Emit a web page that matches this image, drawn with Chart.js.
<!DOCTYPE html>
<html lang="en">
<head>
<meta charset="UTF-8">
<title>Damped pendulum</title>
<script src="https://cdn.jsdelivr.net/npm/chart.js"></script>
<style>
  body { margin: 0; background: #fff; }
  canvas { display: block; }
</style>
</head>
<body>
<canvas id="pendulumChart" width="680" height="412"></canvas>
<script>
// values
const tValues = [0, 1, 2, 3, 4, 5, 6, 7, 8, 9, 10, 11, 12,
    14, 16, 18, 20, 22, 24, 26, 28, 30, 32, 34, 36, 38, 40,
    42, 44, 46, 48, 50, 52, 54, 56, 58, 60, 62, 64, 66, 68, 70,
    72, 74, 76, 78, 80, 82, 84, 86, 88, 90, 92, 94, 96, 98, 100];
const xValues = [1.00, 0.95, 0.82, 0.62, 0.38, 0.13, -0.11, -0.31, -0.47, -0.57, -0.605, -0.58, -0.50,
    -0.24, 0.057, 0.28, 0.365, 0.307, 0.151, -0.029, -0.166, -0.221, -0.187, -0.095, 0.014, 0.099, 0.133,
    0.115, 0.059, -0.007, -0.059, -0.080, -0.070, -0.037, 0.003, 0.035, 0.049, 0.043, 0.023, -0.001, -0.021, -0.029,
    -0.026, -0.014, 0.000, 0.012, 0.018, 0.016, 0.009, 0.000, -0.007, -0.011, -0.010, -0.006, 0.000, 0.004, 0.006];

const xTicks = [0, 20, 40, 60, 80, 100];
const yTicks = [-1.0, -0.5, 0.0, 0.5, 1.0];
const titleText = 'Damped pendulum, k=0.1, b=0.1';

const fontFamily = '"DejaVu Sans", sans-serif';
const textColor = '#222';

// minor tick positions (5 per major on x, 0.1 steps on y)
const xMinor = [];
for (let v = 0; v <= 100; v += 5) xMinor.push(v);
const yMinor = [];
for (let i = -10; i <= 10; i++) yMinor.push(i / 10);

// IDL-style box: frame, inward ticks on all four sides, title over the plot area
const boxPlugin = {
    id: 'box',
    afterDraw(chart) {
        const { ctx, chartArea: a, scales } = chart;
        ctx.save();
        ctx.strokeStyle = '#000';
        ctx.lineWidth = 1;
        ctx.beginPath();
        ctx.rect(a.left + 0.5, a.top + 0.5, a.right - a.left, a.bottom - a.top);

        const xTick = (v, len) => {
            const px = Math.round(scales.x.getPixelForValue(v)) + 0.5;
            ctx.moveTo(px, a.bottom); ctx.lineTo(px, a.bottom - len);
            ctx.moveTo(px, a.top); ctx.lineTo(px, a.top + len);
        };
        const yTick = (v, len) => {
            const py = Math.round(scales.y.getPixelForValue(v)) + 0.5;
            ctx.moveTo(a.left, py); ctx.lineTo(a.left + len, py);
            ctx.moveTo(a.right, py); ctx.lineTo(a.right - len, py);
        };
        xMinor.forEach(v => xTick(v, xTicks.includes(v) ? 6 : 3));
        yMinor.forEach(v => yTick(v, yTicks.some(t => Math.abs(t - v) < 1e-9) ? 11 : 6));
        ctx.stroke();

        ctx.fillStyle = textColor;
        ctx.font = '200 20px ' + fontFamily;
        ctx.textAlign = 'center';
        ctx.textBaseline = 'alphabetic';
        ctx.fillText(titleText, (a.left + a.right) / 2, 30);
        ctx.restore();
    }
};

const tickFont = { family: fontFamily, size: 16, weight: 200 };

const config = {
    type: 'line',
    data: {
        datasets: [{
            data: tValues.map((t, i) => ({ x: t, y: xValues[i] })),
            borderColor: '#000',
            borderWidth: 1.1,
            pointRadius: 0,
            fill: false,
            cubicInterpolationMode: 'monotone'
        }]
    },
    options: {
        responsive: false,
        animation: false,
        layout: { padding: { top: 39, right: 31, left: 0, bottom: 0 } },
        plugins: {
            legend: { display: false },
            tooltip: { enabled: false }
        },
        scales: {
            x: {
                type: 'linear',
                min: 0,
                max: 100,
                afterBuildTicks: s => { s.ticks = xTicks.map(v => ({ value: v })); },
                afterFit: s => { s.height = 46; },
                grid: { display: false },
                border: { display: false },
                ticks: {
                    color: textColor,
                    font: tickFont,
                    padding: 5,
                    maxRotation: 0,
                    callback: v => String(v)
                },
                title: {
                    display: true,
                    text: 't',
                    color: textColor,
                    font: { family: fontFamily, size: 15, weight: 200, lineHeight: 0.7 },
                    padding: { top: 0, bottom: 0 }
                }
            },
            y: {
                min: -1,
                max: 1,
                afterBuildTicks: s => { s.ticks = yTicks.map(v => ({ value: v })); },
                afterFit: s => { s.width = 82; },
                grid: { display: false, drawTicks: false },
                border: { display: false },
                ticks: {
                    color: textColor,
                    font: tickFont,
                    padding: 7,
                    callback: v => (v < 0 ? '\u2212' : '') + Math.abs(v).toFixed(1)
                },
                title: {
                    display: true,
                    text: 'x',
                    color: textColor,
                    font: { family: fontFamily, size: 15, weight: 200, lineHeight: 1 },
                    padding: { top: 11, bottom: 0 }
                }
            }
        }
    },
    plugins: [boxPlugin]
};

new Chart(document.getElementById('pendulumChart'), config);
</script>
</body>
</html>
·····
Given instruction: From the top of the listing above, restate each line word for word up to and including the line with "for (let i = -10;"; add nothing else.

Correct answer:
Emit a web page that matches this image, drawn with Chart.js.
<!DOCTYPE html>
<html lang="en">
<head>
<meta charset="UTF-8">
<title>Damped pendulum</title>
<script src="https://cdn.jsdelivr.net/npm/chart.js"></script>
<style>
  body { margin: 0; background: #fff; }
  canvas { display: block; }
</style>
</head>
<body>
<canvas id="pendulumChart" width="680" height="412"></canvas>
<script>
// values
const tValues = [0, 1, 2, 3, 4, 5, 6, 7, 8, 9, 10, 11, 12,
    14, 16, 18, 20, 22, 24, 26, 28, 30, 32, 34, 36, 38, 40,
    42, 44, 46, 48, 50, 52, 54, 56, 58, 60, 62, 64, 66, 68, 70,
    72, 74, 76, 78, 80, 82, 84, 86, 88, 90, 92, 94, 96, 98, 100];
const xValues = [1.00, 0.95, 0.82, 0.62, 0.38, 0.13, -0.11, -0.31, -0.47, -0.57, -0.605, -0.58, -0.50,
    -0.24, 0.057, 0.28, 0.365, 0.307, 0.151, -0.029, -0.166, -0.221, -0.187, -0.095, 0.014, 0.099, 0.133,
    0.115, 0.059, -0.007, -0.059, -0.080, -0.070, -0.037, 0.003, 0.035, 0.049, 0.043, 0.023, -0.001, -0.021, -0.029,
    -0.026, -0.014, 0.000, 0.012, 0.018, 0.016, 0.009, 0.000, -0.007, -0.011, -0.010, -0.006, 0.000, 0.004, 0.006];

const xTicks = [0, 20, 40, 60, 80, 100];
const yTicks = [-1.0, -0.5, 0.0, 0.5, 1.0];
const titleText = 'Damped pendulum, k=0.1, b=0.1';

const fontFamily = '"DejaVu Sans", sans-serif';
const textColor = '#222';

// minor tick positions (5 per major on x, 0.1 steps on y)
const xMinor = [];
for (let v = 0; v <= 100; v += 5) xMinor.push(v);
const yMinor = [];
for (let i = -10; i <= 10; i++) yMinor.push(i / 10);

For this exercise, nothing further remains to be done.